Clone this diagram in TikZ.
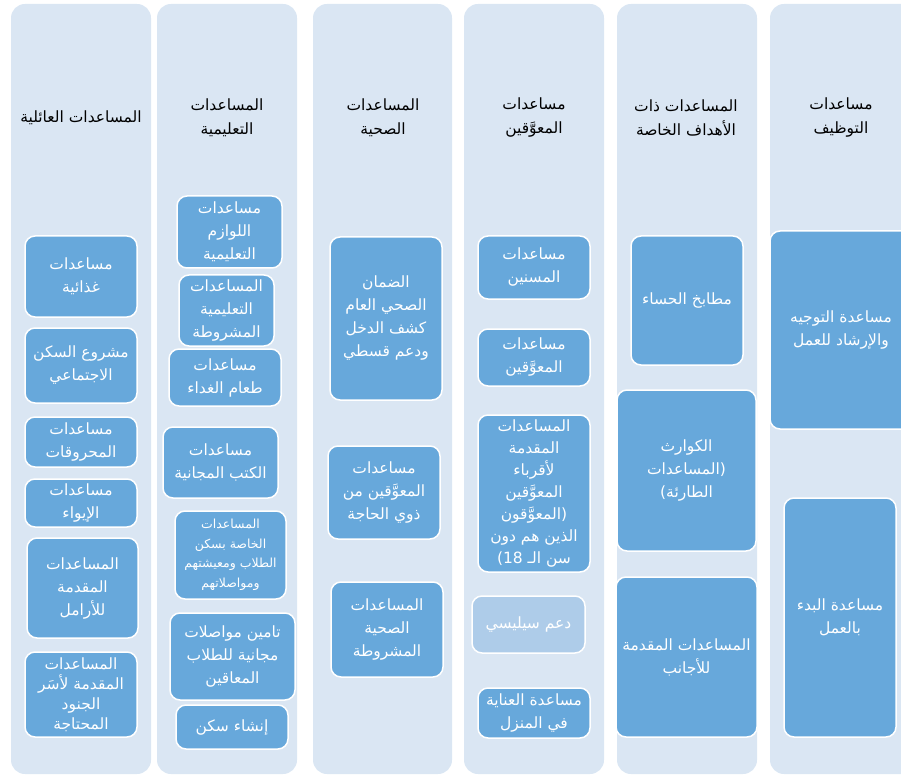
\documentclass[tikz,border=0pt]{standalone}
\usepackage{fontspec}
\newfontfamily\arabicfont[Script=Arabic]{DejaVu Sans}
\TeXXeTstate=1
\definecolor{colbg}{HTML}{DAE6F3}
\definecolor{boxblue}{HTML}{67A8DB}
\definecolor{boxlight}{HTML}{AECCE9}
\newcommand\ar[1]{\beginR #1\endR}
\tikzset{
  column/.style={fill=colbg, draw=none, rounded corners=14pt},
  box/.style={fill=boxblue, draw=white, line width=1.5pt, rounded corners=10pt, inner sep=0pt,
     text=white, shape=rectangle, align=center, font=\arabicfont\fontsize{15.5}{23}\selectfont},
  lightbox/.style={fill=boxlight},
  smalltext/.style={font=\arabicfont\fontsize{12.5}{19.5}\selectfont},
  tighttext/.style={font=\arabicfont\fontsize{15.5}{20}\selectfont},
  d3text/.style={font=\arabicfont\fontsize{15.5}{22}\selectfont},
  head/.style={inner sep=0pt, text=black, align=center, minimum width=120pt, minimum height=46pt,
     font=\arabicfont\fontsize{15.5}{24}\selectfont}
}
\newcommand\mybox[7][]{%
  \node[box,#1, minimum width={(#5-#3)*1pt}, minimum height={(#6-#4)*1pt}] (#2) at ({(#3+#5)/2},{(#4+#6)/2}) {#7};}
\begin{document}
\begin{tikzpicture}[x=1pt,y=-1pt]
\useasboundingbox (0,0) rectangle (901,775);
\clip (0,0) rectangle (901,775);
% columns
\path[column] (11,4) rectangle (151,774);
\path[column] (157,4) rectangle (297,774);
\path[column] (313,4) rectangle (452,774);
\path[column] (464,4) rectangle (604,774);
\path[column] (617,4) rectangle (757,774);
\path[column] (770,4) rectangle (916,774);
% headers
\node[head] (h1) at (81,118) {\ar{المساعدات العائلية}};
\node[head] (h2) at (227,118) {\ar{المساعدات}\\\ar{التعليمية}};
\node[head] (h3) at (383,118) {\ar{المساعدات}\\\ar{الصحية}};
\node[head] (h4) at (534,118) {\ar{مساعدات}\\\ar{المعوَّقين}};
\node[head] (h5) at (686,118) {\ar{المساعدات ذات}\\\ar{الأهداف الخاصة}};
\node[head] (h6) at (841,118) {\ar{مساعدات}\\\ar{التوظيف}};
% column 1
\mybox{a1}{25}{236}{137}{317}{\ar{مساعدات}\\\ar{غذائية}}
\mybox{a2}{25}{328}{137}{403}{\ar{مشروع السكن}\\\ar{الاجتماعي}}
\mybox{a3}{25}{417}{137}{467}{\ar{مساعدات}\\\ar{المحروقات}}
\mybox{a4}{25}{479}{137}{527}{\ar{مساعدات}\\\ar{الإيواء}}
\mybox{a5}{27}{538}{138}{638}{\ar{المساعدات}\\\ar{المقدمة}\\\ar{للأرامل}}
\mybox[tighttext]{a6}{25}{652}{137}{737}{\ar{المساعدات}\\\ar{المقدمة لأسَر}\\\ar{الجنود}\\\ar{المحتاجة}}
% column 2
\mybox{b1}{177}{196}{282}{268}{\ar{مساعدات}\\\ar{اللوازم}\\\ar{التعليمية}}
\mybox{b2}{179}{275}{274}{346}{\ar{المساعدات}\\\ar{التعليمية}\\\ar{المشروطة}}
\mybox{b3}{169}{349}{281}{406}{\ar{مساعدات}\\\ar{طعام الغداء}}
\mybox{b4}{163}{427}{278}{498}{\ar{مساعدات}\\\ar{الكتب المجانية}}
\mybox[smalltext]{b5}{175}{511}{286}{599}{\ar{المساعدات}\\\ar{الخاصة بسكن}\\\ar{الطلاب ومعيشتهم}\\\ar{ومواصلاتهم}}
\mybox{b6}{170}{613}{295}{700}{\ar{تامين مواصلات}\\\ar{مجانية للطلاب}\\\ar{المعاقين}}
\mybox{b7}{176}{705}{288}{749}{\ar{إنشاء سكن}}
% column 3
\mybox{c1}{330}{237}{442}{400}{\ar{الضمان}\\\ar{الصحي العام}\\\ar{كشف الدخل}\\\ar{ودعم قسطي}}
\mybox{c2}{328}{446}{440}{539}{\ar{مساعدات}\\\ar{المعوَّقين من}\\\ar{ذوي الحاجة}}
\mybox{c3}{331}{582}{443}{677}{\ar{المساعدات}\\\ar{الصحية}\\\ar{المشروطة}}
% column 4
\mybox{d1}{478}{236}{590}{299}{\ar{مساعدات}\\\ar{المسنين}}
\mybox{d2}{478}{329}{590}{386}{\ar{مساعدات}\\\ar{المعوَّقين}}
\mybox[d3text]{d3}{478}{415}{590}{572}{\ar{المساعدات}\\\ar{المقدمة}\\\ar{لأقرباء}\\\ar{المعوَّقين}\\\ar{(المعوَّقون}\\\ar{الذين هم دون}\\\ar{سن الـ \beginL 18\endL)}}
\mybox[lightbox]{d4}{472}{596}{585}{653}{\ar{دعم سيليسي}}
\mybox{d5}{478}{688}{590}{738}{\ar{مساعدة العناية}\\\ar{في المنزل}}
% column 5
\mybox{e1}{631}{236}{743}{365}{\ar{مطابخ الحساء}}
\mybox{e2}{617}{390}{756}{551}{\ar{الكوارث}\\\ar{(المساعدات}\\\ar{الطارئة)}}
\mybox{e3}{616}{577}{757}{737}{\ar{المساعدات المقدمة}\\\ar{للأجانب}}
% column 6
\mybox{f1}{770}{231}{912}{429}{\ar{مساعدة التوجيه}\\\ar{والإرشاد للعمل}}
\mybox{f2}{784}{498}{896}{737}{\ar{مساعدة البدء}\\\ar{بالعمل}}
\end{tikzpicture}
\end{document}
# # # #
Set task: Reproduce the data above in full, exactly as it is, with the pictures left out.

Answer for this exercise:
Clone this diagram in TikZ.
\documentclass[tikz,border=0pt]{standalone}
\usepackage{fontspec}
\newfontfamily\arabicfont[Script=Arabic]{DejaVu Sans}
\TeXXeTstate=1
\definecolor{colbg}{HTML}{DAE6F3}
\definecolor{boxblue}{HTML}{67A8DB}
\definecolor{boxlight}{HTML}{AECCE9}
\newcommand\ar[1]{\beginR #1\endR}
\tikzset{
  column/.style={fill=colbg, draw=none, rounded corners=14pt},
  box/.style={fill=boxblue, draw=white, line width=1.5pt, rounded corners=10pt, inner sep=0pt,
     text=white, shape=rectangle, align=center, font=\arabicfont\fontsize{15.5}{23}\selectfont},
  lightbox/.style={fill=boxlight},
  smalltext/.style={font=\arabicfont\fontsize{12.5}{19.5}\selectfont},
  tighttext/.style={font=\arabicfont\fontsize{15.5}{20}\selectfont},
  d3text/.style={font=\arabicfont\fontsize{15.5}{22}\selectfont},
  head/.style={inner sep=0pt, text=black, align=center, minimum width=120pt, minimum height=46pt,
     font=\arabicfont\fontsize{15.5}{24}\selectfont}
}
\newcommand\mybox[7][]{%
  \node[box,#1, minimum width={(#5-#3)*1pt}, minimum height={(#6-#4)*1pt}] (#2) at ({(#3+#5)/2},{(#4+#6)/2}) {#7};}
\begin{document}
\begin{tikzpicture}[x=1pt,y=-1pt]
\useasboundingbox (0,0) rectangle (901,775);
\clip (0,0) rectangle (901,775);
% columns
\path[column] (11,4) rectangle (151,774);
\path[column] (157,4) rectangle (297,774);
\path[column] (313,4) rectangle (452,774);
\path[column] (464,4) rectangle (604,774);
\path[column] (617,4) rectangle (757,774);
\path[column] (770,4) rectangle (916,774);
% headers
\node[head] (h1) at (81,118) {\ar{المساعدات العائلية}};
\node[head] (h2) at (227,118) {\ar{المساعدات}\\\ar{التعليمية}};
\node[head] (h3) at (383,118) {\ar{المساعدات}\\\ar{الصحية}};
\node[head] (h4) at (534,118) {\ar{مساعدات}\\\ar{المعوَّقين}};
\node[head] (h5) at (686,118) {\ar{المساعدات ذات}\\\ar{الأهداف الخاصة}};
\node[head] (h6) at (841,118) {\ar{مساعدات}\\\ar{التوظيف}};
% column 1
\mybox{a1}{25}{236}{137}{317}{\ar{مساعدات}\\\ar{غذائية}}
\mybox{a2}{25}{328}{137}{403}{\ar{مشروع السكن}\\\ar{الاجتماعي}}
\mybox{a3}{25}{417}{137}{467}{\ar{مساعدات}\\\ar{المحروقات}}
\mybox{a4}{25}{479}{137}{527}{\ar{مساعدات}\\\ar{الإيواء}}
\mybox{a5}{27}{538}{138}{638}{\ar{المساعدات}\\\ar{المقدمة}\\\ar{للأرامل}}
\mybox[tighttext]{a6}{25}{652}{137}{737}{\ar{المساعدات}\\\ar{المقدمة لأسَر}\\\ar{الجنود}\\\ar{المحتاجة}}
% column 2
\mybox{b1}{177}{196}{282}{268}{\ar{مساعدات}\\\ar{اللوازم}\\\ar{التعليمية}}
\mybox{b2}{179}{275}{274}{346}{\ar{المساعدات}\\\ar{التعليمية}\\\ar{المشروطة}}
\mybox{b3}{169}{349}{281}{406}{\ar{مساعدات}\\\ar{طعام الغداء}}
\mybox{b4}{163}{427}{278}{498}{\ar{مساعدات}\\\ar{الكتب المجانية}}
\mybox[smalltext]{b5}{175}{511}{286}{599}{\ar{المساعدات}\\\ar{الخاصة بسكن}\\\ar{الطلاب ومعيشتهم}\\\ar{ومواصلاتهم}}
\mybox{b6}{170}{613}{295}{700}{\ar{تامين مواصلات}\\\ar{مجانية للطلاب}\\\ar{المعاقين}}
\mybox{b7}{176}{705}{288}{749}{\ar{إنشاء سكن}}
% column 3
\mybox{c1}{330}{237}{442}{400}{\ar{الضمان}\\\ar{الصحي العام}\\\ar{كشف الدخل}\\\ar{ودعم قسطي}}
\mybox{c2}{328}{446}{440}{539}{\ar{مساعدات}\\\ar{المعوَّقين من}\\\ar{ذوي الحاجة}}
\mybox{c3}{331}{582}{443}{677}{\ar{المساعدات}\\\ar{الصحية}\\\ar{المشروطة}}
% column 4
\mybox{d1}{478}{236}{590}{299}{\ar{مساعدات}\\\ar{المسنين}}
\mybox{d2}{478}{329}{590}{386}{\ar{مساعدات}\\\ar{المعوَّقين}}
\mybox[d3text]{d3}{478}{415}{590}{572}{\ar{المساعدات}\\\ar{المقدمة}\\\ar{لأقرباء}\\\ar{المعوَّقين}\\\ar{(المعوَّقون}\\\ar{الذين هم دون}\\\ar{سن الـ \beginL 18\endL)}}
\mybox[lightbox]{d4}{472}{596}{585}{653}{\ar{دعم سيليسي}}
\mybox{d5}{478}{688}{590}{738}{\ar{مساعدة العناية}\\\ar{في المنزل}}
% column 5
\mybox{e1}{631}{236}{743}{365}{\ar{مطابخ الحساء}}
\mybox{e2}{617}{390}{756}{551}{\ar{الكوارث}\\\ar{(المساعدات}\\\ar{الطارئة)}}
\mybox{e3}{616}{577}{757}{737}{\ar{المساعدات المقدمة}\\\ar{للأجانب}}
% column 6
\mybox{f1}{770}{231}{912}{429}{\ar{مساعدة التوجيه}\\\ar{والإرشاد للعمل}}
\mybox{f2}{784}{498}{896}{737}{\ar{مساعدة البدء}\\\ar{بالعمل}}
\end{tikzpicture}
\end{document}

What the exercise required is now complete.